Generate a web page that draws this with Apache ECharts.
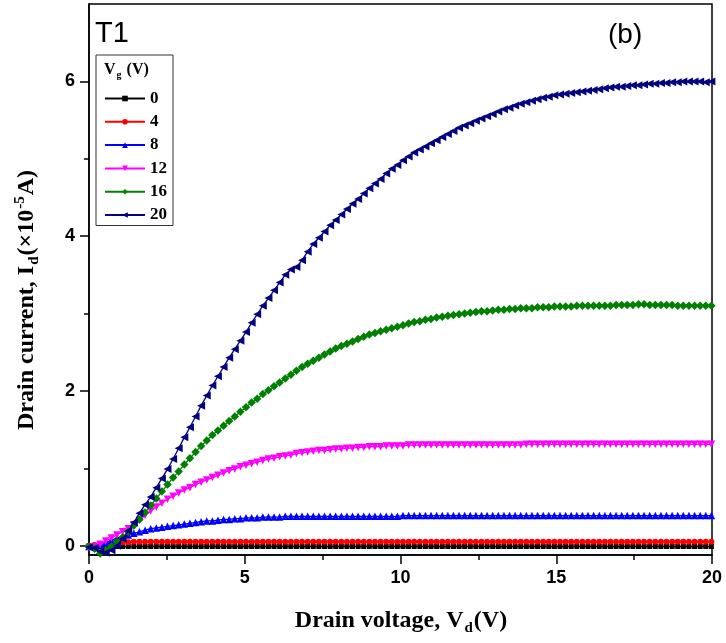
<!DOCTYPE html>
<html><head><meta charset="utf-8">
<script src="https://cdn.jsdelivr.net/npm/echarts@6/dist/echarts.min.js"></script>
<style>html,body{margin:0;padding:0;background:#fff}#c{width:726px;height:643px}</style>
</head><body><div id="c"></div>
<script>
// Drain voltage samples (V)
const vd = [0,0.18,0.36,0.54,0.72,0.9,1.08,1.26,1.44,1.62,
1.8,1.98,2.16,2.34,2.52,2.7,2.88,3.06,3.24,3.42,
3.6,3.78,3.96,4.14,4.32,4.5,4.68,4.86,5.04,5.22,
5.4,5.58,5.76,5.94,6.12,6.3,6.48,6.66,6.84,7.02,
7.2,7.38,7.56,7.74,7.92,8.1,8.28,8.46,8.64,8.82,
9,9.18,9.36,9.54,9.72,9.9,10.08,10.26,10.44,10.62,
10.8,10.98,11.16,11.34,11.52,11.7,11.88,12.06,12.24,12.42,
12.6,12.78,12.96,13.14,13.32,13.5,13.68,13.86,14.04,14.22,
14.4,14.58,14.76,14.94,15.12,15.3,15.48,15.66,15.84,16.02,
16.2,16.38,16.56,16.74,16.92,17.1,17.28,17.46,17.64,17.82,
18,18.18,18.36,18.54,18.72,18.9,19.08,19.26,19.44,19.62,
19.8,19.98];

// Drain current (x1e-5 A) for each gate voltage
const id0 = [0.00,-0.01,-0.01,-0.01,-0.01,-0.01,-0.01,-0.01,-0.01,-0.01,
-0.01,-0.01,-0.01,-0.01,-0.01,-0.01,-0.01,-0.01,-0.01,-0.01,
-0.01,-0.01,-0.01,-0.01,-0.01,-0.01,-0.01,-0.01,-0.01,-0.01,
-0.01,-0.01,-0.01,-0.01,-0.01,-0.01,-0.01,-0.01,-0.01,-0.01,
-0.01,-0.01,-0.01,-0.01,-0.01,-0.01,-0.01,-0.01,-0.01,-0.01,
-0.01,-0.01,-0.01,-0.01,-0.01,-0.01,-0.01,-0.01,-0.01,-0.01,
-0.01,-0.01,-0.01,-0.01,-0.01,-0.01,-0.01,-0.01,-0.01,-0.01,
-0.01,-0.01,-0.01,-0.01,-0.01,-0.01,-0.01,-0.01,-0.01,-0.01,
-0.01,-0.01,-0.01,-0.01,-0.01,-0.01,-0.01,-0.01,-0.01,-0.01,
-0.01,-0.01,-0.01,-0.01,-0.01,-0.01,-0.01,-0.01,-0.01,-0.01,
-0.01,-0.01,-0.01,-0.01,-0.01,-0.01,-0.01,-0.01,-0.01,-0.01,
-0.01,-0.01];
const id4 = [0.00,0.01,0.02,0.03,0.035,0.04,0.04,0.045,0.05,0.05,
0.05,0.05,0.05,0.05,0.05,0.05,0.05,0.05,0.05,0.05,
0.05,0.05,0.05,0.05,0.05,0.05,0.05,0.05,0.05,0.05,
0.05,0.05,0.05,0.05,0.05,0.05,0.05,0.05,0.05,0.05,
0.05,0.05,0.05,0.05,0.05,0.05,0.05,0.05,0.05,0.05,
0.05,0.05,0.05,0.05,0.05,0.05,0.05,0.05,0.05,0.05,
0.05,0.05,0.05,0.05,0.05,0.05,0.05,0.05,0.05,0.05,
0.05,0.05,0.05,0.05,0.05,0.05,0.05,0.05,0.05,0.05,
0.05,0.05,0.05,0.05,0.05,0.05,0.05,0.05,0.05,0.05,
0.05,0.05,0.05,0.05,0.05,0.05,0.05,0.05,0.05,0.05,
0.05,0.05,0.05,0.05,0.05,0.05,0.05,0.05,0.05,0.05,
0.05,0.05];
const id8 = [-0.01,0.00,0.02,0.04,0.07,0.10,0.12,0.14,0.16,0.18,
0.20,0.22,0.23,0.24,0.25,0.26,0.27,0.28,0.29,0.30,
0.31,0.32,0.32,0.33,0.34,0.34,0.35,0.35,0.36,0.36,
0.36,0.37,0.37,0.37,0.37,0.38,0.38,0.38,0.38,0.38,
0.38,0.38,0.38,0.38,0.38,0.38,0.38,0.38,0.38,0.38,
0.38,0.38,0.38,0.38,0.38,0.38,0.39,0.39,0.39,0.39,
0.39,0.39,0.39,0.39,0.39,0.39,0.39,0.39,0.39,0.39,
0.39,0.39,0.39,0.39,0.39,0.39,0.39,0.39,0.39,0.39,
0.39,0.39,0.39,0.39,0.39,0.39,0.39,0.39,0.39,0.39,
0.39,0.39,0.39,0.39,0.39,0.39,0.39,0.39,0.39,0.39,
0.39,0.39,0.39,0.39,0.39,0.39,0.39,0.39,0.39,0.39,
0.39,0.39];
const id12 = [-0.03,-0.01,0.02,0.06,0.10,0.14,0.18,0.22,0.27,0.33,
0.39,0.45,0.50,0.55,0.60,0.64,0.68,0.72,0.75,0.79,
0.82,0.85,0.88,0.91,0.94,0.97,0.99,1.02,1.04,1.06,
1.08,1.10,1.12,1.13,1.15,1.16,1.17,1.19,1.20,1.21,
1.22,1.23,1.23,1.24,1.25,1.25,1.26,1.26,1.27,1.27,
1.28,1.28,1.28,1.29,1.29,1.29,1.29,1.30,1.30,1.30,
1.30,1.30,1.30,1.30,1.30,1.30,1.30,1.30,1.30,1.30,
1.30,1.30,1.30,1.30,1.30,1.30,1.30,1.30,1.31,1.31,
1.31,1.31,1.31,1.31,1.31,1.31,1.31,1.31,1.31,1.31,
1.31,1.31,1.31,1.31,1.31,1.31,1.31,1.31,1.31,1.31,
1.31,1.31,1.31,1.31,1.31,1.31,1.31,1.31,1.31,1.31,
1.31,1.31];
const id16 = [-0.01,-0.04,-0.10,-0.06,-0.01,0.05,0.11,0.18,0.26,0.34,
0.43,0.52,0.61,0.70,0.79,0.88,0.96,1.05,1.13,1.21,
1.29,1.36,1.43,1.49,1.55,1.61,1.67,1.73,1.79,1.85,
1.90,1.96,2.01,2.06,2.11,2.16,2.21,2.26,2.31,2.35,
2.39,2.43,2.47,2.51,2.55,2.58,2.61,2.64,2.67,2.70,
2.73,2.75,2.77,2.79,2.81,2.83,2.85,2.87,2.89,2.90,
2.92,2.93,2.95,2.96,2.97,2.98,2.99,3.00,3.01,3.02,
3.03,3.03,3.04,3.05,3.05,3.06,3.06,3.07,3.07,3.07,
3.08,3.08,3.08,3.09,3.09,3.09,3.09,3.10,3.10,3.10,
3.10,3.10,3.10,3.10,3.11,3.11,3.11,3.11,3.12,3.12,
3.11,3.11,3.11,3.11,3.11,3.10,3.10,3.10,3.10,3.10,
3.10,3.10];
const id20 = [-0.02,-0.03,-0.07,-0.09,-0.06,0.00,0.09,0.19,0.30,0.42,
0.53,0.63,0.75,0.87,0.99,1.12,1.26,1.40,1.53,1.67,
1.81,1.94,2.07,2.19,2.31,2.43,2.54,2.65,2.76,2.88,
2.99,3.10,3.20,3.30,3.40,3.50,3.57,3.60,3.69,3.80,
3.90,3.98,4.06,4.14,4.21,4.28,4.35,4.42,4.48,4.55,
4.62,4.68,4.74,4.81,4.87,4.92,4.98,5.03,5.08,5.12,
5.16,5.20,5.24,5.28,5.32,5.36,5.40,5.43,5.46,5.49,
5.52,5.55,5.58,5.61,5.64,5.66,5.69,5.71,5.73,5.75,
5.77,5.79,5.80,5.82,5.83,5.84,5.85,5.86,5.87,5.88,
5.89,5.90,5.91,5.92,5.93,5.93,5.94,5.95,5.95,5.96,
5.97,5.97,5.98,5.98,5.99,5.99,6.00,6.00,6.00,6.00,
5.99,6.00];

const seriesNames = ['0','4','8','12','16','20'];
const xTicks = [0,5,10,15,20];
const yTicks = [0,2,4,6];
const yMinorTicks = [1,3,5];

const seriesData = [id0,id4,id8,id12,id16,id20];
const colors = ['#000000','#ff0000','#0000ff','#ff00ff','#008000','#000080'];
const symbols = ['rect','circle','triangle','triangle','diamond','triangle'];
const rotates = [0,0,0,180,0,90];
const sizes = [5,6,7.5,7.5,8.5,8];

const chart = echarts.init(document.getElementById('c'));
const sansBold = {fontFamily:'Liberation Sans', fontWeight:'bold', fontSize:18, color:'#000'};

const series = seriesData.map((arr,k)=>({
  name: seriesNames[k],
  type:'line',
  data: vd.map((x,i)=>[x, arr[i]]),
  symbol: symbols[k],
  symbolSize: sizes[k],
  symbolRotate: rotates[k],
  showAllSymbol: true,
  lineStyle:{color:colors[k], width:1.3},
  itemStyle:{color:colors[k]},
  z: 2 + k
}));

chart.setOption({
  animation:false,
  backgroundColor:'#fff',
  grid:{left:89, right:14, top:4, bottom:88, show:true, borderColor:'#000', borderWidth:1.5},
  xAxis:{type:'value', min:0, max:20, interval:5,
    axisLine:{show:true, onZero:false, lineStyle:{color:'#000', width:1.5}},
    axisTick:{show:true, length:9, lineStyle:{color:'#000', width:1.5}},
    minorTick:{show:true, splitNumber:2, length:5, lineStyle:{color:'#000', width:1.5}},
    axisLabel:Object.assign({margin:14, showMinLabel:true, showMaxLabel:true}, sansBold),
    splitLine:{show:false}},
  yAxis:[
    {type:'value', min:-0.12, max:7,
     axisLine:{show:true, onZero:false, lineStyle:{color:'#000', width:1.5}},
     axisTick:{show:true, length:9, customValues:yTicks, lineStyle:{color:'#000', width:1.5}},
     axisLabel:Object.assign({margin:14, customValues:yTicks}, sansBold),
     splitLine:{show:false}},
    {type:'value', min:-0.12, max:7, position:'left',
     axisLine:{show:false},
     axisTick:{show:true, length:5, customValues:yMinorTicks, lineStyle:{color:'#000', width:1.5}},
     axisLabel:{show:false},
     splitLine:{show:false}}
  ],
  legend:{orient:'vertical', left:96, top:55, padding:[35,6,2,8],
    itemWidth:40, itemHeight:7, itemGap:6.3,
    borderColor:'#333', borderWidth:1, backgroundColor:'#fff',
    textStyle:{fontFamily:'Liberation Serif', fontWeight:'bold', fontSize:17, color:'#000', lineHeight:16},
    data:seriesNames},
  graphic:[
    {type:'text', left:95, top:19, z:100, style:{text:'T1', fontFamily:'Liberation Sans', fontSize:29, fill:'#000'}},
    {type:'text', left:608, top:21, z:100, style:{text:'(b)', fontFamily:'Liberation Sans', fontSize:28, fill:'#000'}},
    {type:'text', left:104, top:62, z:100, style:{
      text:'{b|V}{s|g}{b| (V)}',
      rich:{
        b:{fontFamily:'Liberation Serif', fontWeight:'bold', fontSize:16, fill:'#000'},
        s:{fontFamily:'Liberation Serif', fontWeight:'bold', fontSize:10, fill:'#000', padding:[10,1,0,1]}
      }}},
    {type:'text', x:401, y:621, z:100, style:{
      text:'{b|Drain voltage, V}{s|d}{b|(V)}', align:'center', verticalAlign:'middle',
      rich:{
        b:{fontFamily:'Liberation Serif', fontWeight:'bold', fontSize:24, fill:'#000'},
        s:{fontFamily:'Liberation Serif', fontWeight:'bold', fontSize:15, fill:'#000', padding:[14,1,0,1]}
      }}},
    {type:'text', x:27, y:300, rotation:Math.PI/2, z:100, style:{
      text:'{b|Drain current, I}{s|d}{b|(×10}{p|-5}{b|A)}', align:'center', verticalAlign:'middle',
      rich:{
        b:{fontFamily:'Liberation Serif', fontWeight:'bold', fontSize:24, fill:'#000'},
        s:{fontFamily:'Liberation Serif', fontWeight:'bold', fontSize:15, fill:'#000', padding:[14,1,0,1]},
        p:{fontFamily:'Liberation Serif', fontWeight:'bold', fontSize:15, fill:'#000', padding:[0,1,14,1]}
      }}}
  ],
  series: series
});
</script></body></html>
--
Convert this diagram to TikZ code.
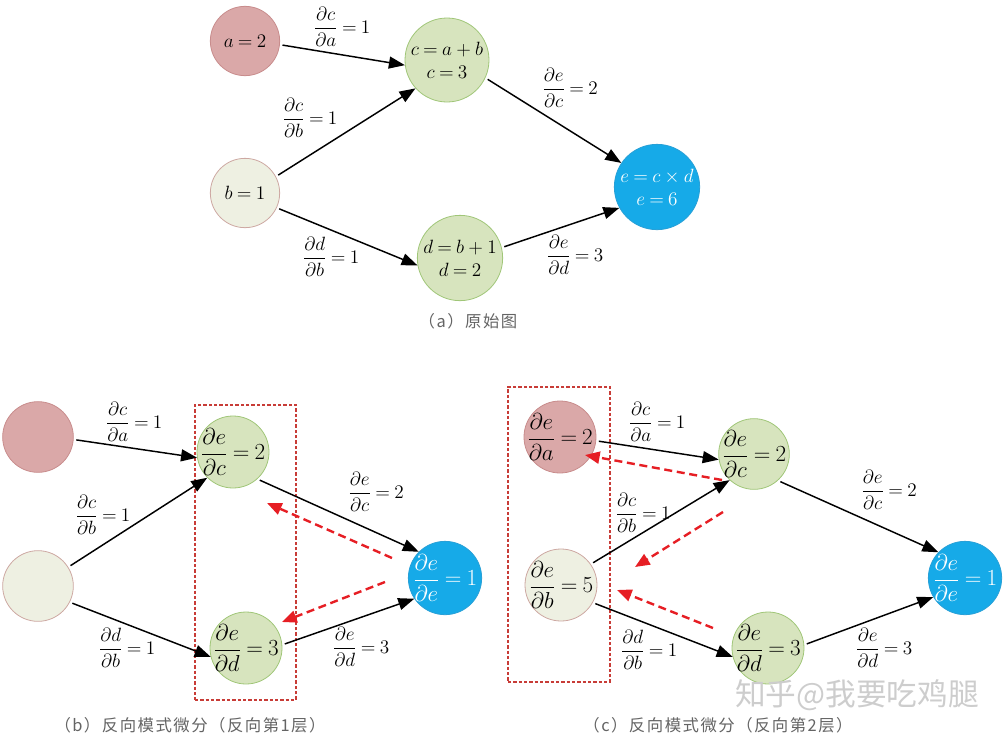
* * *
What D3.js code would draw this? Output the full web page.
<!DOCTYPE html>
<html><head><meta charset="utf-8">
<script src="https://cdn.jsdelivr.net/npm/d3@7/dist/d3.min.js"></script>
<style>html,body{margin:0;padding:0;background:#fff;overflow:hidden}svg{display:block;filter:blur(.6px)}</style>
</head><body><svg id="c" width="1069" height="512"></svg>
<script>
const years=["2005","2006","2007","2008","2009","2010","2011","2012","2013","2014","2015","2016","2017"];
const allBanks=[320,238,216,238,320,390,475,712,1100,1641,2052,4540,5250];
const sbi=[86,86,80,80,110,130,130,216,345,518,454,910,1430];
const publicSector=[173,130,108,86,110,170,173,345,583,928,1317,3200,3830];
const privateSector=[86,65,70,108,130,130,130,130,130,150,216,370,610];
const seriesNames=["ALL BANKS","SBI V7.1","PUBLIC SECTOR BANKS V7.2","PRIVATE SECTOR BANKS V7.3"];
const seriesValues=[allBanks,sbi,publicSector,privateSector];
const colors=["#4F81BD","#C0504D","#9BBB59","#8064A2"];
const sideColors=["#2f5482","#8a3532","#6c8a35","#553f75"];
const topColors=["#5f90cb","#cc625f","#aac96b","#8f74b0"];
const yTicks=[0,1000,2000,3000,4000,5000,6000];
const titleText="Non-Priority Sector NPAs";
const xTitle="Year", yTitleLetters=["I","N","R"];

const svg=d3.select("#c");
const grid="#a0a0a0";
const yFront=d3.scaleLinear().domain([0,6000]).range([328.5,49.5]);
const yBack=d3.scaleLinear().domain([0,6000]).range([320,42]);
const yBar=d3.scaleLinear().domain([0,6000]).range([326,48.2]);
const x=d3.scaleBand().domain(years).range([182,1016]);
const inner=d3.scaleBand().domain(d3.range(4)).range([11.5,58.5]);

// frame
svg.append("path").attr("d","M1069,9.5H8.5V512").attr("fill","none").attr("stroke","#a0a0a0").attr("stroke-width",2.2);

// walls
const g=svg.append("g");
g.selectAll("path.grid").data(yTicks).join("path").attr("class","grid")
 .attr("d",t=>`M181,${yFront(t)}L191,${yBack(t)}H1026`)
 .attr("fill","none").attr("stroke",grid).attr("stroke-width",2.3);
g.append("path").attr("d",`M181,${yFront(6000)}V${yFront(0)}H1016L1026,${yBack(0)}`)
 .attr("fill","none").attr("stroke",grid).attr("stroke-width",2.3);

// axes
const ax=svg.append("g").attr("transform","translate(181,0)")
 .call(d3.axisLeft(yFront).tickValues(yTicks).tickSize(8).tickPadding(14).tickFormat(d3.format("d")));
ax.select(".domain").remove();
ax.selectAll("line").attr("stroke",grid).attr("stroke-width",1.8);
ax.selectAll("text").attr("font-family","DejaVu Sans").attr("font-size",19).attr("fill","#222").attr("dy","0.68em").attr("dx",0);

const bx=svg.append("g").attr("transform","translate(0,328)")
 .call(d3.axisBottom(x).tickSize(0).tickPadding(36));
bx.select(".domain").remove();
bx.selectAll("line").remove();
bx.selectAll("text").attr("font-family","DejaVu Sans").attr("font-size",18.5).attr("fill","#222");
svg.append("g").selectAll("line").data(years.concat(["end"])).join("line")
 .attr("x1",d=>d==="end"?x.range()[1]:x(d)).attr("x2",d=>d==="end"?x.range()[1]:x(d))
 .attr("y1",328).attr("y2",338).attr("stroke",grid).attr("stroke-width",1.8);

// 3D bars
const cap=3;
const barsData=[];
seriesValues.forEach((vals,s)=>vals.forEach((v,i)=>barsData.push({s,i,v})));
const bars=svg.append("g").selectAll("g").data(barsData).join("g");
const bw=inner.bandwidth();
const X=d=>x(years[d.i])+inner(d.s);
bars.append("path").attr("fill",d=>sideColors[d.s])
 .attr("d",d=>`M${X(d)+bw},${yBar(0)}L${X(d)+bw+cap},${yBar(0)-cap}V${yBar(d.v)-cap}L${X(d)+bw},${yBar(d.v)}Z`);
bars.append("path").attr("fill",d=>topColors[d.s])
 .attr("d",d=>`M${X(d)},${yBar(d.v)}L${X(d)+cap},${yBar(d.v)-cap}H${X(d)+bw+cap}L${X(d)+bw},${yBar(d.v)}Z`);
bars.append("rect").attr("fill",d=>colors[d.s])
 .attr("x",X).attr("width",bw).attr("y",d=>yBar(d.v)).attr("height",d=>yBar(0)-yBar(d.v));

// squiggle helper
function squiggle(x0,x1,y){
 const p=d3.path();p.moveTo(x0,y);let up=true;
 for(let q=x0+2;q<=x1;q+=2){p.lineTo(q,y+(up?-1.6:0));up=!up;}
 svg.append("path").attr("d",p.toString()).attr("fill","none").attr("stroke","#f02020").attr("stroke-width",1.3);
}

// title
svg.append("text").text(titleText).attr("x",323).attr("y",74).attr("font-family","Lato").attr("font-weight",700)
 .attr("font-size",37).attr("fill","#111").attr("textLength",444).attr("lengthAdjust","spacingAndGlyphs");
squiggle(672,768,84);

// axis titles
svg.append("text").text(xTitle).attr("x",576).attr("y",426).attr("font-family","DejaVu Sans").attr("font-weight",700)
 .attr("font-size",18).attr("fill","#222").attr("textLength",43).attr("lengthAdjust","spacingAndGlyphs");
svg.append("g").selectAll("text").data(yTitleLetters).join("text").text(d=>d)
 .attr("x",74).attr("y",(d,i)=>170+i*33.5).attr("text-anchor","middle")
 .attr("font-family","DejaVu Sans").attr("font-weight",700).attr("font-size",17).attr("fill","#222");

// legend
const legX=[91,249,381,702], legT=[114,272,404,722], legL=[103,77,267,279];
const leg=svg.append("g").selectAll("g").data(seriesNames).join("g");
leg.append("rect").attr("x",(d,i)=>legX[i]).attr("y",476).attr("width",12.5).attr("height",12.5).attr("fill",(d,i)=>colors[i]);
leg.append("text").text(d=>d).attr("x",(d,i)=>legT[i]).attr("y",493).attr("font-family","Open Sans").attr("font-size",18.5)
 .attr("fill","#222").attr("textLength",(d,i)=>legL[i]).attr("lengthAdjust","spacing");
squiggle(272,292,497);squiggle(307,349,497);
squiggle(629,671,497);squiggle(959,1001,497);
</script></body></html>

[DESCRIPTION OF THE TASK]
Search the lines for the string "this" and copy every line that has it.

[ANSWER TO THE TASK]
Generate a web page that draws this with Apache ECharts.
Convert this diagram to TikZ code.
What D3.js code would draw this? Output the full web page.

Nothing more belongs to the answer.